What you will do: Drop the images; return everything else in the listing below exactly.

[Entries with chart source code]
· · ·

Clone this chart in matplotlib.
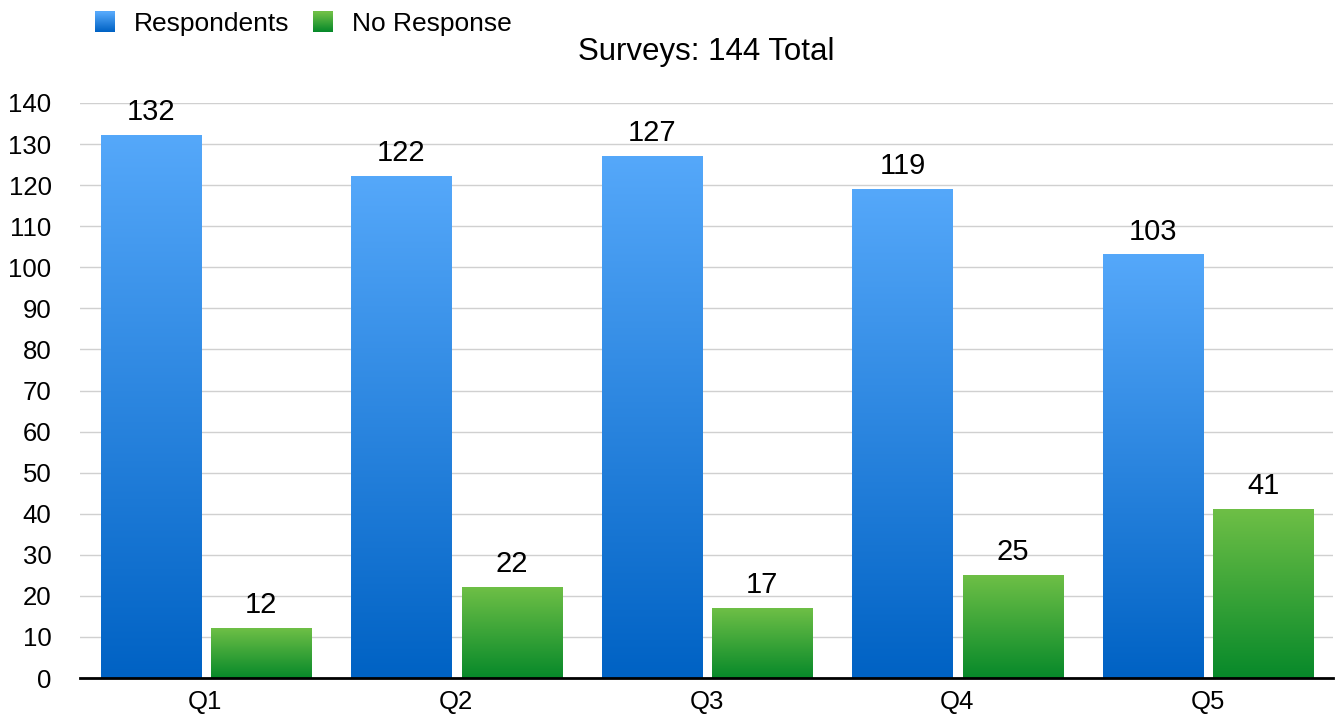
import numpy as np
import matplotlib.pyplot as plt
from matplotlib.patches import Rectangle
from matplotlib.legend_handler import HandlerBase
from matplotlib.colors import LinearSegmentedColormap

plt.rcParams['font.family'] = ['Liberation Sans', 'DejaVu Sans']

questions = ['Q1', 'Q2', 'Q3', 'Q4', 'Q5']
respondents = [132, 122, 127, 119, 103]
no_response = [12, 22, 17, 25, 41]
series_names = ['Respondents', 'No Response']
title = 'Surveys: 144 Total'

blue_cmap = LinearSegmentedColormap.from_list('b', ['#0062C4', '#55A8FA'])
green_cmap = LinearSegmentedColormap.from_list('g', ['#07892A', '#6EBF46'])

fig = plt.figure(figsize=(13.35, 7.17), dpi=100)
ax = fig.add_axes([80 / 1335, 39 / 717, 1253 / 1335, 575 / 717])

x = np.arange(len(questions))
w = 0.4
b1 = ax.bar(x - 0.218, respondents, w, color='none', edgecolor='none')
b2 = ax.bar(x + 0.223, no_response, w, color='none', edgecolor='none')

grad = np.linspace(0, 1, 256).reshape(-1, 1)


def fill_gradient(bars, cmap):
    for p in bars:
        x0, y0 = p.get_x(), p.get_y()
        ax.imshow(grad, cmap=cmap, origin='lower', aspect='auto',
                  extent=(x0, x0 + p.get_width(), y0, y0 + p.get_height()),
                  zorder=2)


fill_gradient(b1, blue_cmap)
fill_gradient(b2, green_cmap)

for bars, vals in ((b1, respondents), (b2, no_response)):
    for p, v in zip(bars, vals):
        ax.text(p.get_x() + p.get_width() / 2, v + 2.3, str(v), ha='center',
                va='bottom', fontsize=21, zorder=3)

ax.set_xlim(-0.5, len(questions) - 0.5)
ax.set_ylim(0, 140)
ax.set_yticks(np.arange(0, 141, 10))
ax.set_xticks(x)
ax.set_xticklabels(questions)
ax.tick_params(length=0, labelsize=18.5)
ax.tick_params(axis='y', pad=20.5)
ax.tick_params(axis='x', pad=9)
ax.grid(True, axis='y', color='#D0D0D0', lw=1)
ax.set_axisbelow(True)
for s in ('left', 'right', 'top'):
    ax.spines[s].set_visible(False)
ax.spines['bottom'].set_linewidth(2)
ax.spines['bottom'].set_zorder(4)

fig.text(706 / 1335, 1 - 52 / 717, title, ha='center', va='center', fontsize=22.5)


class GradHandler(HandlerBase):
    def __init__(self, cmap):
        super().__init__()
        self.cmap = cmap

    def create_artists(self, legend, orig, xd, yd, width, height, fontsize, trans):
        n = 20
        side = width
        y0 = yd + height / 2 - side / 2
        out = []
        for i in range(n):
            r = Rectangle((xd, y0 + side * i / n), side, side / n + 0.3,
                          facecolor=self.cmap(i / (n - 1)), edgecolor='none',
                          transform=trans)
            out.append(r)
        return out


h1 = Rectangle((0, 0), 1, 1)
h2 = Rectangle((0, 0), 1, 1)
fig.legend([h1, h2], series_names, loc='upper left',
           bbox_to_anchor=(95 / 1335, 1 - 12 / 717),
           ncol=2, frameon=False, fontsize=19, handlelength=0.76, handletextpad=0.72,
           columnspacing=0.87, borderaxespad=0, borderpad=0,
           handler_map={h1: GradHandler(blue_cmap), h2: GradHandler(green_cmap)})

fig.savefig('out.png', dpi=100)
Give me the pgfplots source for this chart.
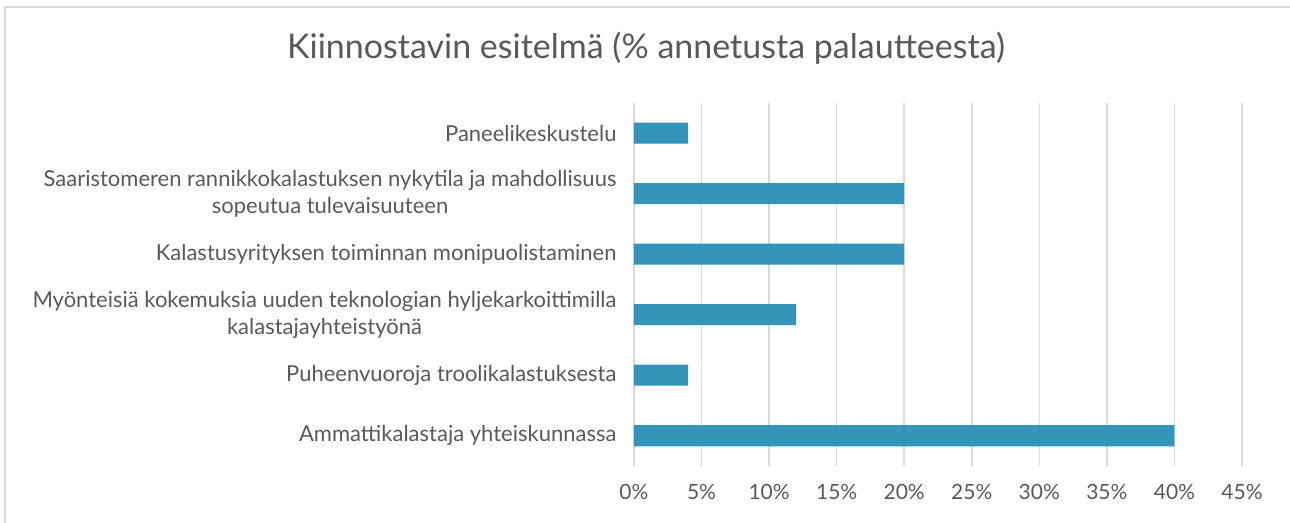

· · ·

Finished answer:
Clone this chart in matplotlib.
import numpy as np
import matplotlib.pyplot as plt
from matplotlib.patches import Rectangle
from matplotlib.legend_handler import HandlerBase
from matplotlib.colors import LinearSegmentedColormap

plt.rcParams['font.family'] = ['Liberation Sans', 'DejaVu Sans']

questions = ['Q1', 'Q2', 'Q3', 'Q4', 'Q5']
respondents = [132, 122, 127, 119, 103]
no_response = [12, 22, 17, 25, 41]
series_names = ['Respondents', 'No Response']
title = 'Surveys: 144 Total'

blue_cmap = LinearSegmentedColormap.from_list('b', ['#0062C4', '#55A8FA'])
green_cmap = LinearSegmentedColormap.from_list('g', ['#07892A', '#6EBF46'])

fig = plt.figure(figsize=(13.35, 7.17), dpi=100)
ax = fig.add_axes([80 / 1335, 39 / 717, 1253 / 1335, 575 / 717])

x = np.arange(len(questions))
w = 0.4
b1 = ax.bar(x - 0.218, respondents, w, color='none', edgecolor='none')
b2 = ax.bar(x + 0.223, no_response, w, color='none', edgecolor='none')

grad = np.linspace(0, 1, 256).reshape(-1, 1)


def fill_gradient(bars, cmap):
    for p in bars:
        x0, y0 = p.get_x(), p.get_y()
        ax.imshow(grad, cmap=cmap, origin='lower', aspect='auto',
                  extent=(x0, x0 + p.get_width(), y0, y0 + p.get_height()),
                  zorder=2)


fill_gradient(b1, blue_cmap)
fill_gradient(b2, green_cmap)

for bars, vals in ((b1, respondents), (b2, no_response)):
    for p, v in zip(bars, vals):
        ax.text(p.get_x() + p.get_width() / 2, v + 2.3, str(v), ha='center',
                va='bottom', fontsize=21, zorder=3)

ax.set_xlim(-0.5, len(questions) - 0.5)
ax.set_ylim(0, 140)
ax.set_yticks(np.arange(0, 141, 10))
ax.set_xticks(x)
ax.set_xticklabels(questions)
ax.tick_params(length=0, labelsize=18.5)
ax.tick_params(axis='y', pad=20.5)
ax.tick_params(axis='x', pad=9)
ax.grid(True, axis='y', color='#D0D0D0', lw=1)
ax.set_axisbelow(True)
for s in ('left', 'right', 'top'):
    ax.spines[s].set_visible(False)
ax.spines['bottom'].set_linewidth(2)
ax.spines['bottom'].set_zorder(4)

fig.text(706 / 1335, 1 - 52 / 717, title, ha='center', va='center', fontsize=22.5)


class GradHandler(HandlerBase):
    def __init__(self, cmap):
        super().__init__()
        self.cmap = cmap

    def create_artists(self, legend, orig, xd, yd, width, height, fontsize, trans):
        n = 20
        side = width
        y0 = yd + height / 2 - side / 2
        out = []
        for i in range(n):
            r = Rectangle((xd, y0 + side * i / n), side, side / n + 0.3,
                          facecolor=self.cmap(i / (n - 1)), edgecolor='none',
                          transform=trans)
            out.append(r)
        return out


h1 = Rectangle((0, 0), 1, 1)
h2 = Rectangle((0, 0), 1, 1)
fig.legend([h1, h2], series_names, loc='upper left',
           bbox_to_anchor=(95 / 1335, 1 - 12 / 717),
           ncol=2, frameon=False, fontsize=19, handlelength=0.76, handletextpad=0.72,
           columnspacing=0.87, borderaxespad=0, borderpad=0,
           handler_map={h1: GradHandler(blue_cmap), h2: GradHandler(green_cmap)})

fig.savefig('out.png', dpi=100)
Give me the pgfplots source for this chart.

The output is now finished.